Stablecoins have reached a new milestone in their integration into global finance. With a combined market cap now topping $210 billion—surpassing that of PayPal—fiat-pegged tokens are becoming central to how money moves in the digital age.
That momentum is now prompting a regulatory reckoning. The GENIUS Act of 2025, currently under Senate review, seeks to establish a framework for approved stablecoin issuers, including 1:1 reserve backing, real-time audits, and stronger consumer protections. It’s a direct response to the $12 billion collapse of a fractional-reserve stablecoin issuer in Asia last year, which sent shockwaves through the market.
In the meantime, U.S.-based issuers are preparing for tighter scrutiny. Tether’s compliance with potential redemption mandates is under close watch, while stablecoins like USDC and NYDFS-approved options such as PayPal’s PYUSD 2.0 are drawing increasing institutional flows.
Globally, the U.S. faces mounting competition. China’s digital yuan already accounts for 18% of BRICS trade settlements, and Europe is readying its own upgrade in the form of the MiCA 2.0 framework. Whether Washington can keep pace without overstepping is still unclear.
As Lingling Jiang, Partner at Falcon Finance, explains:
“With the stablecoin market cap surpassing $210 billion, exceeding PayPal’s valuation, fiat-pegged stablecoins have solidified their role in global finance, prompting legislative action.
The GENIUS Act of 2025, currently under Senate consideration, proposes mandates for 1:1 reserves, real-time audits, and enhanced consumer protections for approved issuers. This looks to be a direct response to last year’s $12 billion ‘fractional-reserve’ stablecoin collapse in Asia.
In the short term, markets are closely watching Tether’s efforts to align with potential U.S. redemption rules, while USDC and NYDFS-approved stablecoins (like PayPal’s PYUSD 2.0) are capturing a significant share of institutional inflows. Long-term, the GENIUS Act positions the U.S. to lead the burgeoning tokenization market, but faces stiff competition from China’s digital yuan, which is now accounting for 18% of BRICS trade settlements and Europe’s forthcoming ‘MiCA 2.0’ framework.

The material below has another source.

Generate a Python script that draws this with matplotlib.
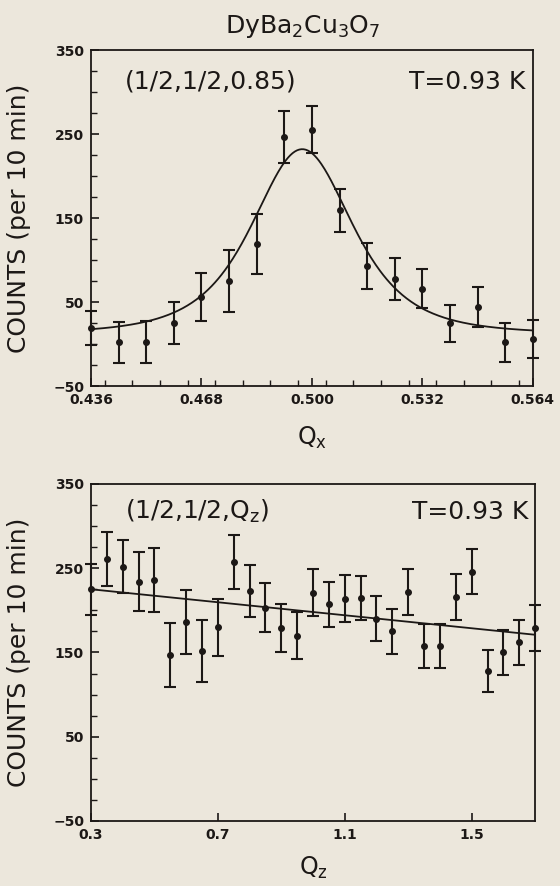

The trillion-dollar question: Will Washington strike the right balance? Insufficient oversight risks another crisis; overly stringent regulations could drive the next wave of innovation to more accommodating jurisdictions like Dubai’s ‘Sandbox City’ or Singapore’s MAS-regulated hubs.”
The bottom line
Stablecoins are no longer operating on the fringes—they’re becoming foundational to the next era of digital finance. As global adoption accelerates, the U.S. must weigh how to regulate this market without driving it offshore. The GENIUS Act may be the first real test.